Here’s how @BBCr4today @BBCRoryCJ @ruskin147 are *not* helping the challenge of network security education…

So a package on Radio4’s Today programme about the (subjective opinion!) ludicrous “right to be forgotten” – and they wheel out the usual suspects: Cluley to nitpick Gmail’s advertising parser, Gus Hosein of Privacy International, and Jeff Jarvis for the optimist.

I suspect this is what the BBC called “balanced opinion” – and you know what, I’d agree, it was a nice package.

BUT: it was laced-over with plinky-plonky spooky “psycho”-type music, bracketing it with FEAR! FEAR! FEAR! FEAR! YOU SHOULD BE SCARED OF ALL THIS CYBER PRIVACY INVASION! I AM A BBC PRODUCER AND DON’T GET IT SO IT MUST BE SCARY!
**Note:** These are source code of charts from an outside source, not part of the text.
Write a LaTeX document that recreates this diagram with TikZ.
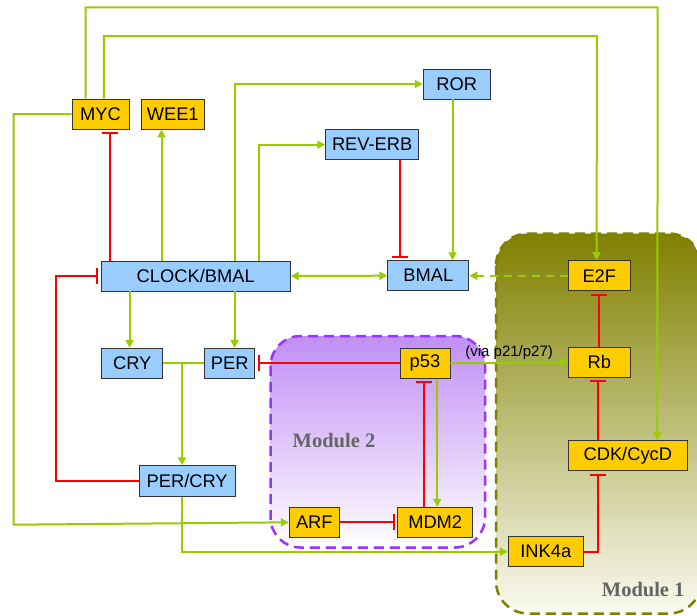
\documentclass[tikz,border=0pt]{standalone}
\usepackage{fontspec}
\setmainfont{Liberation Sans}
\newfontfamily\modfont{Liberation Serif}
\usetikzlibrary{arrows.meta}

\definecolor{actgreen}{RGB}{153,204,0}
\definecolor{inhred}{RGB}{255,0,0}
\definecolor{clockblue}{RGB}{153,204,255}
\definecolor{cellyellow}{RGB}{255,204,0}
\definecolor{modpurple}{RGB}{153,51,255}
\definecolor{modpurplefill}{RGB}{192,142,245}
\definecolor{modolive}{RGB}{128,128,0}
\definecolor{modolivelight}{RGB}{250,250,240}
\definecolor{modtext}{RGB}{100,100,100}

\tikzset{
  gene/.style={draw=black!80, line width=0.9pt, inner sep=0pt, minimum height=30pt,
    font=\fontsize{18.3}{20}\selectfont, text=black},
  clockgene/.style={gene, fill=clockblue},
  cyclegene/.style={gene, fill=cellyellow},
  act/.style={draw=actgreen, line width=2pt, -{Triangle[length=8pt,width=8pt]}},
  actline/.style={draw=actgreen, line width=2pt},
  inh/.style={draw=inhred, line width=2pt, -{Bar[width=16pt,line width=2pt]}, shorten >=2.5pt},
  modlabel/.style={font=\modfont\bfseries\fontsize{20.5}{22}\selectfont, text=modtext},
}

\begin{document}
\begin{tikzpicture}[x=1pt,y=-1pt]
\useasboundingbox (0,0) rectangle (697,616);

% module backgrounds
\draw[line width=2.5pt, draw=modolive, dash pattern=on 10pt off 6pt,
      top color=modolive, bottom color=modolivelight, rounded corners=32pt]
  (496,233.5) rectangle (701,613.5);
\draw[line width=2.5pt, draw=modpurple, dash pattern=on 10pt off 6pt,
      top color=modpurplefill, bottom color=white, rounded corners=30pt]
  (270.5,336) rectangle (485,547.5);
\node[modlabel] (mod2) at (334,441) {Module 2};
\node[modlabel, anchor=east] (mod1) at (688,590) {Module 1};

% genes
\node[cyclegene, minimum width=57pt] (MYC) at (100.5,114) {MYC};
\node[cyclegene, minimum width=63pt] (WEE1) at (172.7,114) {WEE1};
\node[clockgene, minimum width=67pt] (ROR) at (456.7,84) {ROR};
\node[clockgene, minimum width=93pt] (REVERB) at (372.2,144.7) {REV-ERB};
\node[clockgene, minimum width=189pt] (CLOCK) at (195.7,276) {CLOCK/BMAL};
\node[clockgene, minimum width=81pt] (BMAL) at (428.3,275.7) {BMAL};
\node[cyclegene, minimum width=62pt] (E2F) at (599.3,275.7) {E2F};
\node[clockgene, minimum width=61pt] (CRY) at (132.2,363.3) {CRY};
\node[clockgene, minimum width=50pt] (PER) at (229.8,363.3) {PER};
\node[cyclegene, minimum width=50pt] (P53) at (425,363.3) {p53};
\node[cyclegene, minimum width=62pt] (RB) at (599.3,362.3) {Rb};
\node[clockgene, minimum width=96pt, minimum height=31pt] (PERCRY) at (187.2,481.2) {PER/CRY};
\node[cyclegene, minimum width=119pt] (CDK) at (627.8,455.7) {CDK/CycD};
\node[cyclegene, minimum width=50pt] (ARF) at (314.3,522.3) {ARF};
\node[cyclegene, minimum width=75pt] (MDM2) at (435.2,522.3) {MDM2};
\node[cyclegene, minimum width=75pt] (INK4a) at (545.8,551.7) {INK4a};

% MYC outputs
\draw[act] ([xshift=14pt]MYC.north west) |- (657.7,7.3) -- ([xshift=89.4pt]CDK.north west);
\draw[act] ([xshift=32.3pt]MYC.north west) |- (597,36) -- ([xshift=28.7pt]E2F.north west);
\draw[act] (MYC.west) -| (13.7,524.7) -- (ARF.west);

% CLOCK/BMAL outputs
\draw[inh] ([xshift=8.8pt]CLOCK.north west) -- ([xshift=38pt]MYC.south west);
\draw[act] ([xshift=60.8pt]CLOCK.north west) -- ([xshift=20.8pt]WEE1.south west);
\draw[act] ([xshift=134.1pt]CLOCK.north west) |- (ROR.west);
\draw[act] ([xshift=158.5pt]CLOCK.north west) |- (REVERB.west);
\draw[act] ([xshift=28.8pt]CLOCK.south west) -- ([xshift=28.8pt]CLOCK.south west |- CRY.north);
\draw[act] ([xshift=133.8pt]CLOCK.south west) -- ([xshift=133.8pt]CLOCK.south west |- PER.north);
\draw[actgreen, line width=2pt, {Triangle[length=8pt,width=8pt]}-{Triangle[length=8pt,width=8pt]}]
  (CLOCK.east) -- (BMAL.west);

% regulation of BMAL
\draw[act] ([xshift=29.8pt]ROR.south west) -- ([xshift=65.2pt]BMAL.north west);
\draw[inh] ([xshift=74.6pt]REVERB.south west) -- ([xshift=12.5pt]BMAL.north west);
\draw[act, dash pattern=on 8pt off 6pt] (E2F.west) -- (BMAL.east);

% PER / CRY complex
\coordinate (junc) at (182,363.3);
\draw[actline] (CRY.east) -- (PER.west);
\draw[act] (junc) -- (junc |- PERCRY.north);
\draw[inh] (PERCRY.west) -| (56,276) -- (CLOCK.west);
\draw[act] ([xshift=42.8pt]PERCRY.south west) |- (INK4a.west);

% p53 module
\draw[inh] (P53.west) -- (PER.east);
\draw[act] (P53.east) -- node[above=-1pt, font=\fontsize{15}{17}\selectfont, text=black] {(via p21/p27)} (RB.west);
\draw[inh] (ARF.east) -- (MDM2.west);
\draw[inh] ([xshift=26.3pt]MDM2.north west) -- ([xshift=24pt]P53.south west);
\draw[act] ([xshift=37.7pt]P53.south west) -- ([xshift=40pt]MDM2.north west);

% Rb / E2F module
\draw[inh] (RB.north) -- (E2F.south);
\draw[inh] ([xshift=30pt]CDK.north west) -- ([xshift=30pt]RB.south west);
\draw[inh] (INK4a.east) -| ([xshift=30pt]CDK.south west);

\end{tikzpicture}
\end{document}
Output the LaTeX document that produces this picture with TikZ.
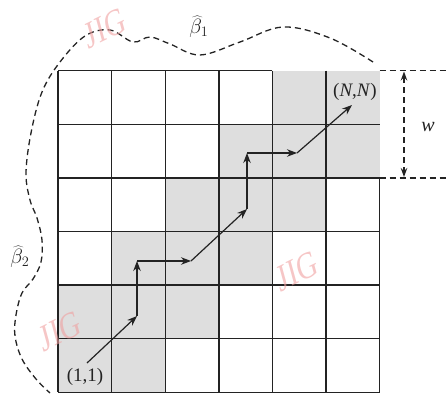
\documentclass[tikz,border=0pt]{standalone}
\usepackage{fontspec}
\setmainfont{Liberation Serif}
\usetikzlibrary{arrows.meta}
\definecolor{wmpink}{RGB}{240,160,160}
\definecolor{cellgray}{RGB}{222,222,222}
\definecolor{ink}{RGB}{35,35,35}
\begin{document}
\begin{tikzpicture}[x=1pt,y=-1pt,
  gridline/.style={line width=1.4pt, draw=ink},
  cellfill/.style={fill=cellgray},
  patharrow/.style={line width=1.2pt, draw=ink, -{Stealth[length=10pt,width=7.5pt]}},
  dimline/.style={line width=1.2pt, draw=ink, dash pattern=on 6pt off 4pt},
  boundary/.style={line width=1.3pt, draw=ink, dash pattern=on 6pt off 4pt},
  lbl/.style={inner sep=0pt, text=ink, font=\fontsize{19}{19}\selectfont},
  wm/.style={inner sep=0pt, text=wmpink, opacity=0.6, font=\fontsize{38}{38}\selectfont, xscale=0.75, rotate=20}
]
\useasboundingbox (0,0) rectangle (447,396);
% shaded cells
\foreach \c/\r in {5/1,6/1,4/2,5/2,6/2,3/3,4/3,5/3,2/4,3/4,4/4,1/5,2/5,3/5,1/6,2/6}
  \fill[cellfill] ({58+53.6*(\c-1)},{70.7+53.6*(\r-1)}) rectangle +(53.6,53.6);
% grid
\draw[gridline] (58,70.7) -- (272.4,70.7);
\foreach \j in {1,...,6}
  \draw[gridline] (58,{70.7+53.6*\j}) -- (379.6,{70.7+53.6*\j});
\foreach \i in {0,...,5}
  \draw[gridline] ({58+53.6*\i},70.7) -- ({58+53.6*\i},392.3);
\draw[gridline] (379.6,177.9) -- (379.6,392.3);
% width dimension
\coordinate (dt0) at (379.6,70.7);
\coordinate (dt1) at (447,70.7);
\coordinate (db0) at (379.6,177.9);
\coordinate (db1) at (447,177.9);
\coordinate (wtop) at (404,71.5);
\coordinate (wbot) at (404,177);
\draw[dimline] (dt0) -- (dt1);
\draw[dimline] (db0) -- (db1);
\draw[dimline, {Stealth[length=9pt,width=6.5pt]}-{Stealth[length=9pt,width=6.5pt]}] (wtop) -- (wbot);
\node[lbl, font=\fontsize{20}{20}\selectfont\itshape] (w) at (428,127) {w};
% boundary curve
\draw[boundary] plot[smooth, tension=0.6] coordinates {
  (373,62) (330,38) (283,27) (240,42) (200,55) (170,44) (150,37) (133,42) (110,30) (85,36)
  (60,62) (42,92) (31,133) (26,173) (30,200) (37,218) (42,240) (41,262) (33,279) (22,293)
  (16,315) (15,336) (22,359) (36,379) (50,393)};
\node[lbl, font=\fontsize{22}{22}\selectfont] (b1) at (199,27) {$\widehat{\beta}_1$};
\node[lbl, font=\fontsize{22}{22}\selectfont] (b2) at (20,257) {$\widehat{\beta}_2$};
% path
\coordinate (p0) at (87,363);
\coordinate (p1) at (137,316);
\coordinate (p2) at (137,261);
\coordinate (p3) at (191,261);
\coordinate (p4) at (247,209);
\coordinate (p5) at (247,153);
\coordinate (p6) at (297,153);
\coordinate (p7) at (352,105);
\draw[patharrow] (p0) -- (p1);
\draw[patharrow] (p1) -- (p2);
\draw[patharrow] (p2) -- (p3);
\draw[patharrow] (p3) -- (p4);
\draw[patharrow] (p4) -- (p5);
\draw[patharrow] (p5) -- (p6);
\draw[patharrow] (p6) -- (p7);
\node[lbl] (start) at (85,377) {(1,1)};
\node[lbl] (end) at (355,92) {(\textit{N},\textit{N})};
% watermarks
\node[wm] (wm1) at (105,28) {JIG};
\node[wm] (wm2) at (60,331) {JIG};
\node[wm] (wm3) at (297,271) {JIG};
\end{tikzpicture}
\end{document}
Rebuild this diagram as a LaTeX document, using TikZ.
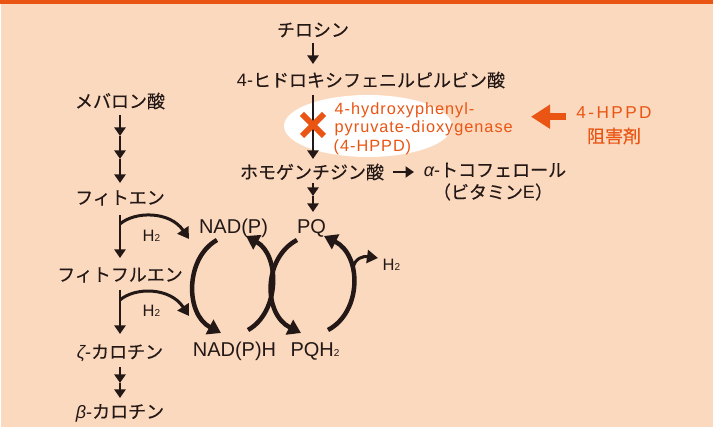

If Rory approved the music then the Geek community should flatly disown him – you would not do the same to (say) a package on Government immigration policy:

Foreigners are coming! FX: SPOOKY MUSIC

– there would be uproar!

In 1995 I participated in a Open University TV programme re: Security (along with Gene Spafford, Mark Lomas, Brian Neale and Whit Diffie) and back then it would have been vaguely excusable for the novelty; but now, NO, please, stop it.

Please get with the programme; some of us are trying to get people to take this seriously, and the BBC does not have the excuse which a print journalist once gave me in 1995 – the requirement to pander to its demographic to retain advertising revenue driving reinforcement of existing prejudices.

The young generation can cope with privacy issues just fine – in an industry where the world turns upside down every 5 years then all legislation will be knee-jerk. Feeding fear will make it worse.

Regarding privacy: yes there will be a few goofs as people learn to cope with change, but having a bunch of 50 year old journalists telling a 50 year old demographic that something needs to be done is a task best left to the Daily Mail where we can ignore it.

Comments

2 responses to “Here’s how @BBCr4today @BBCRoryCJ @ruskin147 are *not* helping the challenge of network security education…”

  1. Carl

    I thought they *did* play spooky music when talking about foreigners? Or was it some other crass fear-mongering device, I can’t quite remember. Anyway, any fule kno komputerz r scary and hackers steal your socks in the night, one at a time, and use them to overthrow freedom, democracy and EMI.